Stated problem: Only the lines from the start of the data through the line with "(client) at (147.5,546)" belong in the copy. Restate them word for word, minus the pictures.
+ + +
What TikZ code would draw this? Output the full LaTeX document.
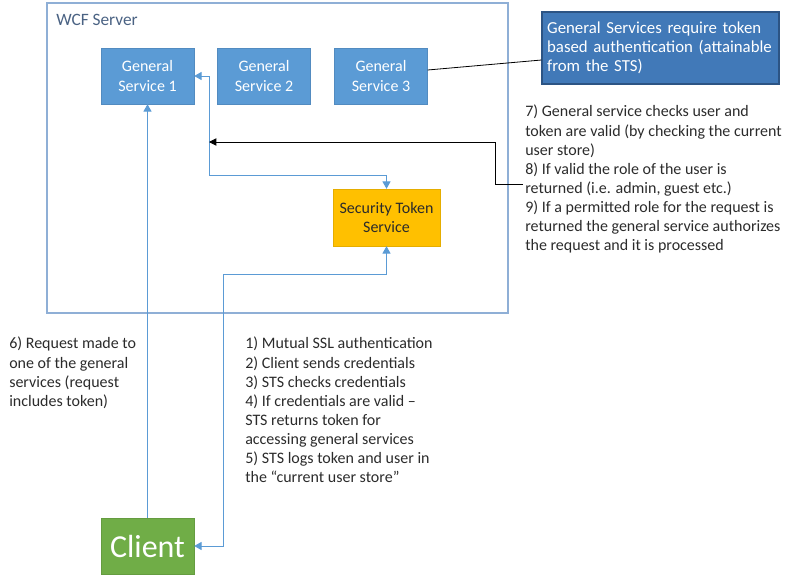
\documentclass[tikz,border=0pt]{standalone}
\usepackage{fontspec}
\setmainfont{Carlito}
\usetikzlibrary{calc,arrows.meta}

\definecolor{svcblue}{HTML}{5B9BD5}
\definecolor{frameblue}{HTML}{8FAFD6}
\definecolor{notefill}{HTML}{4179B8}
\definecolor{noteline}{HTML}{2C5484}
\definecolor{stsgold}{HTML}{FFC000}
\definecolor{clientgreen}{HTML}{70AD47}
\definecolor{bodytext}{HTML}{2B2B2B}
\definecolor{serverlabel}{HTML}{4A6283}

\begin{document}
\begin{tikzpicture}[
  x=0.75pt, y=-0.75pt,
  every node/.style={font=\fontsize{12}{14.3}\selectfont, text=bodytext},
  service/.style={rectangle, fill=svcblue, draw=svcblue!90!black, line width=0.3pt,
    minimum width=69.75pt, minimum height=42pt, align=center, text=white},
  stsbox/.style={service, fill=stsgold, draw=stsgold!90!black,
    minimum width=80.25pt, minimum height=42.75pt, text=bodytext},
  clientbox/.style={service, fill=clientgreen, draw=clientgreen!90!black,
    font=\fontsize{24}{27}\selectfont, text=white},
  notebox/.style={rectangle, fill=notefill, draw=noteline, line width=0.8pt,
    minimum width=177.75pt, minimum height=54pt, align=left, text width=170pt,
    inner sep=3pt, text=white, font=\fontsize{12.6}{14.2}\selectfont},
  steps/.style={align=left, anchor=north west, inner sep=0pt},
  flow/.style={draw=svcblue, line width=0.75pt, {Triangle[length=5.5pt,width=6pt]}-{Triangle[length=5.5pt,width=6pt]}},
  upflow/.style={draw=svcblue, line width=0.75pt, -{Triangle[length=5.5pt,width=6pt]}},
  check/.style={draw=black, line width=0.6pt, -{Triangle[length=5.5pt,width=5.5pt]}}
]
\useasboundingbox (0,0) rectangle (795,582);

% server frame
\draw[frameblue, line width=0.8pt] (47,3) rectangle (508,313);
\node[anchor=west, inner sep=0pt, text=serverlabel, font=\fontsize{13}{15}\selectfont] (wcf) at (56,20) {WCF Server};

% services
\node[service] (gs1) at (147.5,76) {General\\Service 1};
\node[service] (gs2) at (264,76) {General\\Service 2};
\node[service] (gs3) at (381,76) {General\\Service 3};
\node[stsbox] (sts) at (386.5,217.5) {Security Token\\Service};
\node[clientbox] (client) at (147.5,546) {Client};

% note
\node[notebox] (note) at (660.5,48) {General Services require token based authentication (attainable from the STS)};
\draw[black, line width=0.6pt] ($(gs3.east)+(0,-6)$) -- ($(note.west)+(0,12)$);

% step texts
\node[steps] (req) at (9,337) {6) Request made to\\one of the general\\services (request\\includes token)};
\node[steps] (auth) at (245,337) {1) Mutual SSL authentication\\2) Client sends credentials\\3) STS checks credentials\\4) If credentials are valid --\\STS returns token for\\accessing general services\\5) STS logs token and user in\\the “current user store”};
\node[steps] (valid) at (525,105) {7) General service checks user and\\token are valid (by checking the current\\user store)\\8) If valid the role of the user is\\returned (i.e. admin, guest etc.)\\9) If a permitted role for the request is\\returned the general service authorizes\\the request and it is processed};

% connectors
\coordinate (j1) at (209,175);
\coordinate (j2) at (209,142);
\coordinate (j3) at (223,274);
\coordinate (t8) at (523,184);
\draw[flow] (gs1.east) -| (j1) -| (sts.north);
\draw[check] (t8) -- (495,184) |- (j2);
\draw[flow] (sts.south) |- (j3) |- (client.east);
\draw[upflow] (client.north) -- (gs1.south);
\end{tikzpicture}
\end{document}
+ + +
Result of this exercise:
What TikZ code would draw this? Output the full LaTeX document.
\documentclass[tikz,border=0pt]{standalone}
\usepackage{fontspec}
\setmainfont{Carlito}
\usetikzlibrary{calc,arrows.meta}

\definecolor{svcblue}{HTML}{5B9BD5}
\definecolor{frameblue}{HTML}{8FAFD6}
\definecolor{notefill}{HTML}{4179B8}
\definecolor{noteline}{HTML}{2C5484}
\definecolor{stsgold}{HTML}{FFC000}
\definecolor{clientgreen}{HTML}{70AD47}
\definecolor{bodytext}{HTML}{2B2B2B}
\definecolor{serverlabel}{HTML}{4A6283}

\begin{document}
\begin{tikzpicture}[
  x=0.75pt, y=-0.75pt,
  every node/.style={font=\fontsize{12}{14.3}\selectfont, text=bodytext},
  service/.style={rectangle, fill=svcblue, draw=svcblue!90!black, line width=0.3pt,
    minimum width=69.75pt, minimum height=42pt, align=center, text=white},
  stsbox/.style={service, fill=stsgold, draw=stsgold!90!black,
    minimum width=80.25pt, minimum height=42.75pt, text=bodytext},
  clientbox/.style={service, fill=clientgreen, draw=clientgreen!90!black,
    font=\fontsize{24}{27}\selectfont, text=white},
  notebox/.style={rectangle, fill=notefill, draw=noteline, line width=0.8pt,
    minimum width=177.75pt, minimum height=54pt, align=left, text width=170pt,
    inner sep=3pt, text=white, font=\fontsize{12.6}{14.2}\selectfont},
  steps/.style={align=left, anchor=north west, inner sep=0pt},
  flow/.style={draw=svcblue, line width=0.75pt, {Triangle[length=5.5pt,width=6pt]}-{Triangle[length=5.5pt,width=6pt]}},
  upflow/.style={draw=svcblue, line width=0.75pt, -{Triangle[length=5.5pt,width=6pt]}},
  check/.style={draw=black, line width=0.6pt, -{Triangle[length=5.5pt,width=5.5pt]}}
]
\useasboundingbox (0,0) rectangle (795,582);

% server frame
\draw[frameblue, line width=0.8pt] (47,3) rectangle (508,313);
\node[anchor=west, inner sep=0pt, text=serverlabel, font=\fontsize{13}{15}\selectfont] (wcf) at (56,20) {WCF Server};

% services
\node[service] (gs1) at (147.5,76) {General\\Service 1};
\node[service] (gs2) at (264,76) {General\\Service 2};
\node[service] (gs3) at (381,76) {General\\Service 3};
\node[stsbox] (sts) at (386.5,217.5) {Security Token\\Service};
\node[clientbox] (client) at (147.5,546) {Client};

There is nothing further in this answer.